>> BEGIN Records provided

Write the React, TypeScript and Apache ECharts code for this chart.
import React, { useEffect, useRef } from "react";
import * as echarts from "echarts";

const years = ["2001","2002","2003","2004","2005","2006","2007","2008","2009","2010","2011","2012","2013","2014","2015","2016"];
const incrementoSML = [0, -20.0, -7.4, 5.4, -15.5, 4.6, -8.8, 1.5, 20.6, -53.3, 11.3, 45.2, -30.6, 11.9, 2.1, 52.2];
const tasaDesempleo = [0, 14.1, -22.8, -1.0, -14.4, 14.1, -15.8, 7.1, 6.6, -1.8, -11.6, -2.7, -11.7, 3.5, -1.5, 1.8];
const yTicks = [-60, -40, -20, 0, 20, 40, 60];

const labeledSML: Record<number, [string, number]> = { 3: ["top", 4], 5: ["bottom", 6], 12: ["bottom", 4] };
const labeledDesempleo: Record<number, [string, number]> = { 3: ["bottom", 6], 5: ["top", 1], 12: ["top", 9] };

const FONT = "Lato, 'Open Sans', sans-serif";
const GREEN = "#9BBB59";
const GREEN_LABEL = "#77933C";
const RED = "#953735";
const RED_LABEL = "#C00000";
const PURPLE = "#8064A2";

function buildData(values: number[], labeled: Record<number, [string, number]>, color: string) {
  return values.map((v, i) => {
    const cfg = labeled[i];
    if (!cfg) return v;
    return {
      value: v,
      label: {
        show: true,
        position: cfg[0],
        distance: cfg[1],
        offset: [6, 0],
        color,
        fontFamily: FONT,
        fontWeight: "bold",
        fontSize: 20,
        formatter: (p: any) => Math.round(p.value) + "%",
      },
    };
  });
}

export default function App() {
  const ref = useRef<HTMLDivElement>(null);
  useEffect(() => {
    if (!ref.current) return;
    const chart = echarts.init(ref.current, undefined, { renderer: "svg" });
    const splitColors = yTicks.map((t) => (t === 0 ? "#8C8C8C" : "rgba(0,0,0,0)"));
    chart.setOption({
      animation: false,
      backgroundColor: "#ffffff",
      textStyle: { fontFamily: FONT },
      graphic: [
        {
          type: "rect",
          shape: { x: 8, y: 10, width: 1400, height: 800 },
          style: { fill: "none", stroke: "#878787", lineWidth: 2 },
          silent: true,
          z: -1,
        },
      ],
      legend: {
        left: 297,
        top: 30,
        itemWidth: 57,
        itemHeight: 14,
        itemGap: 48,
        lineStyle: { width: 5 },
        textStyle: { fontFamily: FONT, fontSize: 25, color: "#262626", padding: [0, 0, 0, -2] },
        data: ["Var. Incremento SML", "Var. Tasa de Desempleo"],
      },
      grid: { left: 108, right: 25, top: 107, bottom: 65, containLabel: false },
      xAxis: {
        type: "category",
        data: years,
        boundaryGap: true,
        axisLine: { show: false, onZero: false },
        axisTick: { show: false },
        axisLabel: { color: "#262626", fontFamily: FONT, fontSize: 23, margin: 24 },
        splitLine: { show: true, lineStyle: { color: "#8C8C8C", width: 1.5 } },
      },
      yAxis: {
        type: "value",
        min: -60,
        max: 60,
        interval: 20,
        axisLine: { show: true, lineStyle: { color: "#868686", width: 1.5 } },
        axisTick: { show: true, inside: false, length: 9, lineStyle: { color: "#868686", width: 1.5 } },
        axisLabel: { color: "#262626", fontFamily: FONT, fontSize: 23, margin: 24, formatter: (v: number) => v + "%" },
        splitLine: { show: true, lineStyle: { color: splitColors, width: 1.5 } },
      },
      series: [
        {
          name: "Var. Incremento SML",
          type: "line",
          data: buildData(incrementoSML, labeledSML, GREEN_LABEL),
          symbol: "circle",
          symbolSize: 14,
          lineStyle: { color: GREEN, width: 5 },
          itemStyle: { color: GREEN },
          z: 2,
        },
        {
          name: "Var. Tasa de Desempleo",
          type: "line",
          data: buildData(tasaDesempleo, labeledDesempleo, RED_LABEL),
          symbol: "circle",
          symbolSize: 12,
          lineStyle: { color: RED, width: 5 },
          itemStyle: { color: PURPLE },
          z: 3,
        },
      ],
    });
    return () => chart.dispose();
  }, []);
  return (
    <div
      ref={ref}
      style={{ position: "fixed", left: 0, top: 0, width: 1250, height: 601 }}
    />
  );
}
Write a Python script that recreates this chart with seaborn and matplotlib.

>> END Records provided

## What is being asked
Your task is to return the full listing exactly as it was given.

## Output
Write the React, TypeScript and Apache ECharts code for this chart.
import React, { useEffect, useRef } from "react";
import * as echarts from "echarts";

const years = ["2001","2002","2003","2004","2005","2006","2007","2008","2009","2010","2011","2012","2013","2014","2015","2016"];
const incrementoSML = [0, -20.0, -7.4, 5.4, -15.5, 4.6, -8.8, 1.5, 20.6, -53.3, 11.3, 45.2, -30.6, 11.9, 2.1, 52.2];
const tasaDesempleo = [0, 14.1, -22.8, -1.0, -14.4, 14.1, -15.8, 7.1, 6.6, -1.8, -11.6, -2.7, -11.7, 3.5, -1.5, 1.8];
const yTicks = [-60, -40, -20, 0, 20, 40, 60];

const labeledSML: Record<number, [string, number]> = { 3: ["top", 4], 5: ["bottom", 6], 12: ["bottom", 4] };
const labeledDesempleo: Record<number, [string, number]> = { 3: ["bottom", 6], 5: ["top", 1], 12: ["top", 9] };

const FONT = "Lato, 'Open Sans', sans-serif";
const GREEN = "#9BBB59";
const GREEN_LABEL = "#77933C";
const RED = "#953735";
const RED_LABEL = "#C00000";
const PURPLE = "#8064A2";

function buildData(values: number[], labeled: Record<number, [string, number]>, color: string) {
  return values.map((v, i) => {
    const cfg = labeled[i];
    if (!cfg) return v;
    return {
      value: v,
      label: {
        show: true,
        position: cfg[0],
        distance: cfg[1],
        offset: [6, 0],
        color,
        fontFamily: FONT,
        fontWeight: "bold",
        fontSize: 20,
        formatter: (p: any) => Math.round(p.value) + "%",
      },
    };
  });
}

export default function App() {
  const ref = useRef<HTMLDivElement>(null);
  useEffect(() => {
    if (!ref.current) return;
    const chart = echarts.init(ref.current, undefined, { renderer: "svg" });
    const splitColors = yTicks.map((t) => (t === 0 ? "#8C8C8C" : "rgba(0,0,0,0)"));
    chart.setOption({
      animation: false,
      backgroundColor: "#ffffff",
      textStyle: { fontFamily: FONT },
      graphic: [
        {
          type: "rect",
          shape: { x: 8, y: 10, width: 1400, height: 800 },
          style: { fill: "none", stroke: "#878787", lineWidth: 2 },
          silent: true,
          z: -1,
        },
      ],
      legend: {
        left: 297,
        top: 30,
        itemWidth: 57,
        itemHeight: 14,
        itemGap: 48,
        lineStyle: { width: 5 },
        textStyle: { fontFamily: FONT, fontSize: 25, color: "#262626", padding: [0, 0, 0, -2] },
        data: ["Var. Incremento SML", "Var. Tasa de Desempleo"],
      },
      grid: { left: 108, right: 25, top: 107, bottom: 65, containLabel: false },
      xAxis: {
        type: "category",
        data: years,
        boundaryGap: true,
        axisLine: { show: false, onZero: false },
        axisTick: { show: false },
        axisLabel: { color: "#262626", fontFamily: FONT, fontSize: 23, margin: 24 },
        splitLine: { show: true, lineStyle: { color: "#8C8C8C", width: 1.5 } },
      },
      yAxis: {
        type: "value",
        min: -60,
        max: 60,
        interval: 20,
        axisLine: { show: true, lineStyle: { color: "#868686", width: 1.5 } },
        axisTick: { show: true, inside: false, length: 9, lineStyle: { color: "#868686", width: 1.5 } },
        axisLabel: { color: "#262626", fontFamily: FONT, fontSize: 23, margin: 24, formatter: (v: number) => v + "%" },
        splitLine: { show: true, lineStyle: { color: splitColors, width: 1.5 } },
      },
      series: [
        {
          name: "Var. Incremento SML",
          type: "line",
          data: buildData(incrementoSML, labeledSML, GREEN_LABEL),
          symbol: "circle",
          symbolSize: 14,
          lineStyle: { color: GREEN, width: 5 },
          itemStyle: { color: GREEN },
          z: 2,
        },
        {
          name: "Var. Tasa de Desempleo",
          type: "line",
          data: buildData(tasaDesempleo, labeledDesempleo, RED_LABEL),
          symbol: "circle",
          symbolSize: 12,
          lineStyle: { color: RED, width: 5 },
          itemStyle: { color: PURPLE },
          z: 3,
        },
      ],
    });
    return () => chart.dispose();
  }, []);
  return (
    <div
      ref={ref}
      style={{ position: "fixed", left: 0, top: 0, width: 1250, height: 601 }}
    />
  );
}
Write a Python script that recreates this chart with seaborn and matplotlib.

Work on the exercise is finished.